Step-by-Step Guide to Using the ROC Curve Calculator

  • Data Formatting
  • Defining Classes
  • Interpreting the Results
Using this calculator is straightforward. First, prepare your data. It should consist of two columns or parts per line: the prediction score from your model and the actual true label.
1. Inputting Data
Copy and paste your data into the main text area. Each entry must be on a new line, with the score and label separated by a comma (e.g., 0.85,1).
2. Specifying Labels
In the 'Positive Class Label' and 'Negative Class Label' fields, enter the exact text or number that represents your positive and negative classes (e.g., '1' and '0', or 'spam' and 'ham'). This is case-sensitive.
3. Calculation and Analysis
Click 'Calculate'. The tool will output the Area Under the Curve (AUC), identify the optimal threshold for classification based on Youden's J statistic, and provide the sensitivity and specificity at that threshold. It also generates the (FPR, TPR) points needed to plot the ROC curve yourself.

The Significance of the Area Under the Curve (AUC)

  • AUC as a Performance Metric
  • Interpreting AUC Values
  • Limitations of AUC
The Area Under the Curve (AUC) is the single most important metric derived from the ROC curve.

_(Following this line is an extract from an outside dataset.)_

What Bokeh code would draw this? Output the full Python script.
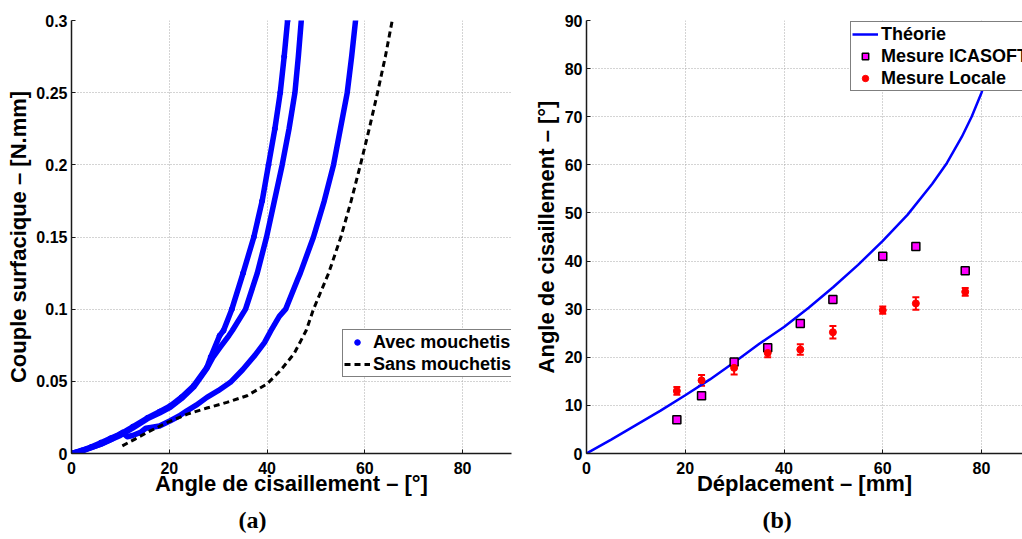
from bokeh.plotting import figure
from bokeh.layouts import row
from bokeh.models import (Range1d, FixedTicker, Legend, LegendItem, ColumnDataSource,
                          Whisker, TeeHead, Title)
from bokeh.embed import file_html
from bokeh.resources import INLINE

# ---------------- data: panel (a) ----------------
c1_x = [0, 2, 4, 6, 8, 10, 12.5, 15.5, 18, 20.2, 22.5, 25, 27.7, 28.5, 30.3, 31.1, 32.8, 35.1,
        37.3, 39.0, 40.3, 41.6, 42.7, 43.5, 44.2]
c1_y = [0, 0.002, 0.0045, 0.0075, 0.0105, 0.0135, 0.0185, 0.0246, 0.029, 0.033, 0.039, 0.047,
        0.0597, 0.067, 0.0817, 0.0852, 0.1, 0.125, 0.15, 0.175, 0.2, 0.225, 0.25, 0.275, 0.3]

c2_x = [0, 2, 4, 6, 8, 10, 12.5, 15.5, 18, 20.2, 22.5, 25, 27.7, 29, 30.5, 32.2, 32.9, 35.6,
        38.0, 39.9, 41.5, 43.1, 44.5, 45.7, 46.4, 47.0]
c2_y = [0, 0.0015, 0.004, 0.0065, 0.0095, 0.0125, 0.0175, 0.024, 0.028, 0.032, 0.038, 0.046,
        0.059, 0.067, 0.074, 0.0817, 0.0852, 0.1, 0.125, 0.15, 0.175, 0.2, 0.225, 0.25, 0.275, 0.3]

c3_x = [0, 2, 4, 6, 8, 9.5, 10.4, 11.4, 12.5, 14.1, 15.2, 16.2, 18, 20.2, 22, 23.6, 25.5, 27.7,
        30, 32.5, 35, 37.5, 39.5, 41.0, 42.5, 43.8, 46.3, 46.8, 49.5, 51.7, 53.6, 55.0, 56.4,
        57.3, 58.1]
c3_y = [0, 0.002, 0.004, 0.0065, 0.0095, 0.0125, 0.0146, 0.0116, 0.0125, 0.0146, 0.0175, 0.018,
        0.019, 0.0227, 0.026, 0.0296, 0.0335, 0.0389, 0.0435, 0.0493, 0.058, 0.068, 0.077,
        0.0864, 0.095, 0.1, 0.121, 0.125, 0.15, 0.175, 0.2, 0.225, 0.25, 0.275, 0.3]

sans_x = [10.4, 13, 15.5, 19.6, 23.7, 27.7, 31.8, 35.9, 40.0, 42.7, 45.5, 48.0, 49.5, 52.6,
          55.1, 57.2, 59.1, 60.9, 62.6, 64.2, 65.6]
sans_y = [0.0053, 0.010, 0.0146, 0.0215, 0.0273, 0.0315, 0.0354, 0.040, 0.0482, 0.0574, 0.069,
          0.0852, 0.1, 0.125, 0.15, 0.175, 0.2, 0.225, 0.25, 0.275, 0.3]

a_xticks = [0, 20, 40, 60, 80]
a_yticks = [0, 0.05, 0.1, 0.15, 0.2, 0.25, 0.3]
a_ytick_labels = ["0", "0.05", "0.1", "0.15", "0.2", "0.25", "0.3"]

# ---------------- data: panel (b) ----------------
theo_x = [0, 5, 10, 15, 20, 25, 30, 35, 40, 45, 50, 55, 60, 65, 70, 73, 76, 78, 80, 81, 82]
theo_y = [0, 2.9, 5.9, 8.9, 12.1, 15.4, 19.0, 22.8, 26.3, 30.3, 34.6, 39.2, 44.2, 49.6, 56.0,
          60.4, 65.8, 70.0, 75.0, 78.2, 83.5]

ica_x = [18.3, 23.3, 29.9, 36.7, 43.3, 49.9, 60.0, 66.7, 76.7]
ica_y = [7, 12, 19, 22, 27, 32, 41, 43, 38]

loc_x = [18.3, 23.3, 29.9, 36.7, 43.3, 49.9, 60.0, 66.7, 76.7]
loc_y = [13.0, 15.2, 17.8, 20.9, 21.6, 25.2, 29.8, 31.2, 33.6]
loc_err = [0.8, 1.1, 1.4, 0.9, 1.1, 1.3, 0.75, 1.3, 0.8]

b_xticks = [0, 20, 40, 60, 80]
b_yticks = [0, 10, 20, 30, 40, 50, 60, 70, 80, 90]

FONT = "Liberation Sans"
BLUE = "#0000ff"


def style(p, xticks, yticks, ylabels=None):
    p.outline_line_color = None
    p.background_fill_color = "white"
    p.border_fill_color = "white"
    p.xaxis.ticker = FixedTicker(ticks=xticks)
    p.yaxis.ticker = FixedTicker(ticks=yticks)
    if ylabels is not None:
        p.yaxis.major_label_overrides = {t: l for t, l in zip(yticks, ylabels)}
    for ax in (p.xaxis, p.yaxis):
        ax.axis_line_color = "#1a1a1a"
        ax.axis_line_width = 1.5
        ax.major_tick_line_color = "#1a1a1a"
        ax.major_tick_in = 4
        ax.major_tick_out = 0
        ax.minor_tick_line_color = None
        ax.major_label_text_font = FONT
        ax.major_label_text_font_style = "bold"
        ax.major_label_text_font_size = "16px"
        ax.major_label_text_color = "black"
        ax.major_label_standoff = 4
        ax.axis_label_text_font = FONT
        ax.axis_label_text_font_style = "bold"
        ax.axis_label_text_font_size = "22px"
        ax.axis_label_text_color = "black"
        ax.axis_label_standoff = 2
    p.xaxis.major_label_standoff = 8
    p.xaxis.axis_label_standoff = -6
    for g in (p.xgrid, p.ygrid):
        g.grid_line_color = "#a8a8a8"
        g.grid_line_dash = "1 2"
        g.grid_line_width = 1


def caption(p, text, offset):
    p.add_layout(Title(text=text, align="left", offset=offset, standoff=12,
                       text_font="Liberation Serif", text_font_size="24px",
                       text_font_style="bold", text_color="black"), "below")


# ---------------- panel (a) ----------------
pa = figure(width=530, height=539, output_backend="svg", toolbar_location=None,
            x_range=Range1d(0, 90), y_range=Range1d(0, 0.3),
            min_border_left=71, min_border_right=19, min_border_top=20, min_border_bottom=86,
            x_axis_label="Angle de cisaillement – [°]",
            y_axis_label="Couple surfacique – [N.mm]")
style(pa, a_xticks, a_yticks, a_ytick_labels)

for cx, cy in ((c3_x, c3_y), (c2_x, c2_y), (c1_x, c1_y)):
    pa.line(cx, cy, line_color=BLUE, line_width=5.5, line_join="round", line_cap="round")
r_avec = pa.scatter(c1_x, c1_y, marker="circle", size=5, fill_color=BLUE, line_color=BLUE)
r_sans = pa.line(sans_x, sans_y, line_color="black", line_width=3, line_dash="6 4")

leg_a = Legend(items=[LegendItem(label="Avec mouchetis", renderers=[r_avec]),
                      LegendItem(label="Sans mouchetis", renderers=[r_sans])],
               location=(271, 76), glyph_height=14)
pa.add_layout(leg_a)
caption(pa, "(a)", 167)

# ---------------- panel (b) ----------------
pb = figure(width=492, height=539, output_backend="svg", toolbar_location=None,
            x_range=Range1d(0, 88.3), y_range=Range1d(0, 90),
            min_border_left=56, min_border_right=0, min_border_top=20, min_border_bottom=86,
            x_axis_label="Déplacement – [mm]",
            y_axis_label="Angle de cisaillement – [°]")
style(pb, b_xticks, b_yticks)
pb.yaxis.axis_label_standoff = 3

r_theo = pb.line(theo_x, theo_y, line_color=BLUE, line_width=2.5)
r_ica = pb.scatter(ica_x, ica_y, marker="square", size=8, fill_color="#ff00ff",
                   line_color="black", line_width=1.5)
err_src = ColumnDataSource(dict(x=loc_x, y=loc_y,
                                upper=[v + e for v, e in zip(loc_y, loc_err)],
                                lower=[v - e for v, e in zip(loc_y, loc_err)]))
pb.add_layout(Whisker(source=err_src, base="x", upper="upper", lower="lower",
                      line_color="red", line_width=2,
                      upper_head=TeeHead(size=7, line_color="red", line_width=2),
                      lower_head=TeeHead(size=7, line_color="red", line_width=2)))
r_loc = pb.scatter("x", "y", source=err_src, marker="circle", size=7,
                   fill_color="red", line_color="red")

leg_b = Legend(items=[LegendItem(label="Théorie", renderers=[r_theo]),
                      LegendItem(label="Mesure ICASOFT", renderers=[r_ica]),
                      LegendItem(label="Mesure Locale", renderers=[r_loc])],
               location=(264, 362), glyph_height=16)
pb.add_layout(leg_b)
caption(pb, "(b)", 176)

for lg in (leg_a, leg_b):
    lg.border_line_color = "black"
    lg.border_line_width = 1.5
    lg.background_fill_color = "white"
    lg.background_fill_alpha = 1
    lg.label_text_font = FONT
    lg.label_text_font_style = "bold"
    lg.label_text_font_size = "18px"
    lg.label_text_color = "black"
    lg.padding = 1
    lg.spacing = 0
    lg.margin = 0
    lg.label_height = 22
    lg.glyph_width = 26
    lg.label_standoff = 3

layout = row(pa, pb)
open("out.html", "w").write(file_html(layout, INLINE))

It provides an aggregate measure of performance across all possible classification thresholds. AUC represents the probability that the classifier will rank a randomly chosen positive instance higher than a randomly chosen negative one.
How to Interpret AUC Values
AUC values range from 0 to 1, where a higher value indicates better performance. An AUC of 1.0 represents a perfect classifier. An AUC of 0.5 suggests no discrimination ability, equivalent to random guessing. An AUC less than 0.5 indicates the model is performing worse than random guessing.

General AUC Interpretation Guide

  • AUC = 1.0: Perfect classifier.
  • AUC > 0.9: Outstanding.
  • AUC > 0.8: Excellent.
  • AUC > 0.7: Acceptable.
  • AUC = 0.5: No predictive value (random chance).
  • AUC < 0.5: Worse than random.

Real-World Applications of ROC Analysis

  • Medical Diagnostics
  • Finance and Credit Scoring
  • Machine Learning Model Selection
Medical Diagnostics
In medicine, ROC curves are used to evaluate the performance of diagnostic tests. For example, a test might be developed to detect a certain disease based on a biomarker level. The ROC curve helps determine the optimal cutoff for that biomarker level to maximize true positives while minimizing false positives.
Finance and Credit Scoring
Banks use scoring models to predict whether a loan applicant will default. ROC analysis helps them choose a credit score threshold that balances the risk of lending to a bad applicant (false positive) against the missed opportunity of denying a good applicant (false negative).

Mathematical Derivation and Finding the Optimal Threshold

  • Calculating TPR and FPR
  • Constructing the Curve
  • Youden's J Statistic
To construct an ROC curve, the data is first sorted by the model's score in descending order. Then, every unique score is treated as a potential threshold. For each threshold, we classify all instances with scores above it as 'positive' and below it as 'negative'.
Formulas for TPR and FPR
TPR = TP / (TP + FN) and FPR = FP / (FP + TN), where TP is True Positives, FN is False Negatives, FP is False Positives, and TN is True Negatives.
Youden's J Statistic
To find the 'optimal' threshold, this calculator uses Youden's J statistic. It is defined for each point on the ROC curve as J = Sensitivity + Specificity - 1 (or TPR - FPR). The threshold that maximizes this value is considered optimal as it represents the point furthest from the line of no-discrimination (the diagonal line).